— Begin —

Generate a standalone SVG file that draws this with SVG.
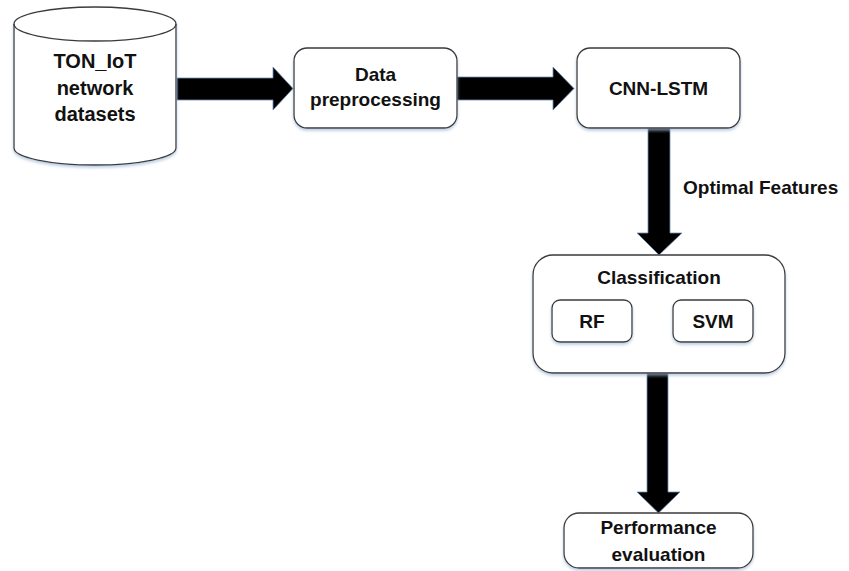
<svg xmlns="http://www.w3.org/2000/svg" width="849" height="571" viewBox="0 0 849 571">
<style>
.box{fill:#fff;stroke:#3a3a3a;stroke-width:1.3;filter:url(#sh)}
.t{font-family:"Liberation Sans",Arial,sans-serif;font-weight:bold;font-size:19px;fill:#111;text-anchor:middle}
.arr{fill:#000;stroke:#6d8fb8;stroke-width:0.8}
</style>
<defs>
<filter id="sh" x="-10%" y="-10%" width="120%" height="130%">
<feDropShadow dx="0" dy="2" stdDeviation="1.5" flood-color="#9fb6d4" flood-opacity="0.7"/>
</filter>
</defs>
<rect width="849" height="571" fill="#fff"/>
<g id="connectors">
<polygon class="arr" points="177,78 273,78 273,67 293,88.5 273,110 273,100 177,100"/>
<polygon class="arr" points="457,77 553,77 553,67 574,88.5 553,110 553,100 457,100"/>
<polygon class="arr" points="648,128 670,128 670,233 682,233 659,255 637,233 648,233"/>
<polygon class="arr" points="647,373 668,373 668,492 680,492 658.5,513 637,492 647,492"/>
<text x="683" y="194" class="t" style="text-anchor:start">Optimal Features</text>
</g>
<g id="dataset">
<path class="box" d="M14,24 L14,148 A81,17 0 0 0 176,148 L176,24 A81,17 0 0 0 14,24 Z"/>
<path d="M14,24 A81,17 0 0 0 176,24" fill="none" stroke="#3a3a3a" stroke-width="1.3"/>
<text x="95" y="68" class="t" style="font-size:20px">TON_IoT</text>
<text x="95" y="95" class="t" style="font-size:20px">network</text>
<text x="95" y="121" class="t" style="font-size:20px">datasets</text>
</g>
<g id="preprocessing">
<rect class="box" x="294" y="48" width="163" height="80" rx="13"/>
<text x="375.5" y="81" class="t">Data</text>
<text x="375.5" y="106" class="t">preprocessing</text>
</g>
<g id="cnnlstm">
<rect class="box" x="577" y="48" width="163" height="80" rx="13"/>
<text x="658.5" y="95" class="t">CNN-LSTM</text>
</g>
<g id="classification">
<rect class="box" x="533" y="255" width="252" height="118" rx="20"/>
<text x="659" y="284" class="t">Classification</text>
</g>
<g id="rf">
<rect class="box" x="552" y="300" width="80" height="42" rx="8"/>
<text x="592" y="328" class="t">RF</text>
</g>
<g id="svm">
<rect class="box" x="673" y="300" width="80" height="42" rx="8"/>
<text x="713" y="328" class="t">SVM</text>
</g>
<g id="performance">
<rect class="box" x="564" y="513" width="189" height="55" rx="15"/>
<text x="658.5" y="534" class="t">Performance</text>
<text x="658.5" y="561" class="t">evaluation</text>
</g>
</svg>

— End —

• [AIM] Copy out every line of the material above exactly, skipping the pictures.

• [ANSWER FOR THIS EXERCISE]
Generate a standalone SVG file that draws this with SVG.
<svg xmlns="http://www.w3.org/2000/svg" width="849" height="571" viewBox="0 0 849 571">
<style>
.box{fill:#fff;stroke:#3a3a3a;stroke-width:1.3;filter:url(#sh)}
.t{font-family:"Liberation Sans",Arial,sans-serif;font-weight:bold;font-size:19px;fill:#111;text-anchor:middle}
.arr{fill:#000;stroke:#6d8fb8;stroke-width:0.8}
</style>
<defs>
<filter id="sh" x="-10%" y="-10%" width="120%" height="130%">
<feDropShadow dx="0" dy="2" stdDeviation="1.5" flood-color="#9fb6d4" flood-opacity="0.7"/>
</filter>
</defs>
<rect width="849" height="571" fill="#fff"/>
<g id="connectors">
<polygon class="arr" points="177,78 273,78 273,67 293,88.5 273,110 273,100 177,100"/>
<polygon class="arr" points="457,77 553,77 553,67 574,88.5 553,110 553,100 457,100"/>
<polygon class="arr" points="648,128 670,128 670,233 682,233 659,255 637,233 648,233"/>
<polygon class="arr" points="647,373 668,373 668,492 680,492 658.5,513 637,492 647,492"/>
<text x="683" y="194" class="t" style="text-anchor:start">Optimal Features</text>
</g>
<g id="dataset">
<path class="box" d="M14,24 L14,148 A81,17 0 0 0 176,148 L176,24 A81,17 0 0 0 14,24 Z"/>
<path d="M14,24 A81,17 0 0 0 176,24" fill="none" stroke="#3a3a3a" stroke-width="1.3"/>
<text x="95" y="68" class="t" style="font-size:20px">TON_IoT</text>
<text x="95" y="95" class="t" style="font-size:20px">network</text>
<text x="95" y="121" class="t" style="font-size:20px">datasets</text>
</g>
<g id="preprocessing">
<rect class="box" x="294" y="48" width="163" height="80" rx="13"/>
<text x="375.5" y="81" class="t">Data</text>
<text x="375.5" y="106" class="t">preprocessing</text>
</g>
<g id="cnnlstm">
<rect class="box" x="577" y="48" width="163" height="80" rx="13"/>
<text x="658.5" y="95" class="t">CNN-LSTM</text>
</g>
<g id="classification">
<rect class="box" x="533" y="255" width="252" height="118" rx="20"/>
<text x="659" y="284" class="t">Classification</text>
</g>
<g id="rf">
<rect class="box" x="552" y="300" width="80" height="42" rx="8"/>
<text x="592" y="328" class="t">RF</text>
</g>
<g id="svm">
<rect class="box" x="673" y="300" width="80" height="42" rx="8"/>
<text x="713" y="328" class="t">SVM</text>
</g>
<g id="performance">
<rect class="box" x="564" y="513" width="189" height="55" rx="15"/>
<text x="658.5" y="534" class="t">Performance</text>
<text x="658.5" y="561" class="t">evaluation</text>
</g>
</svg>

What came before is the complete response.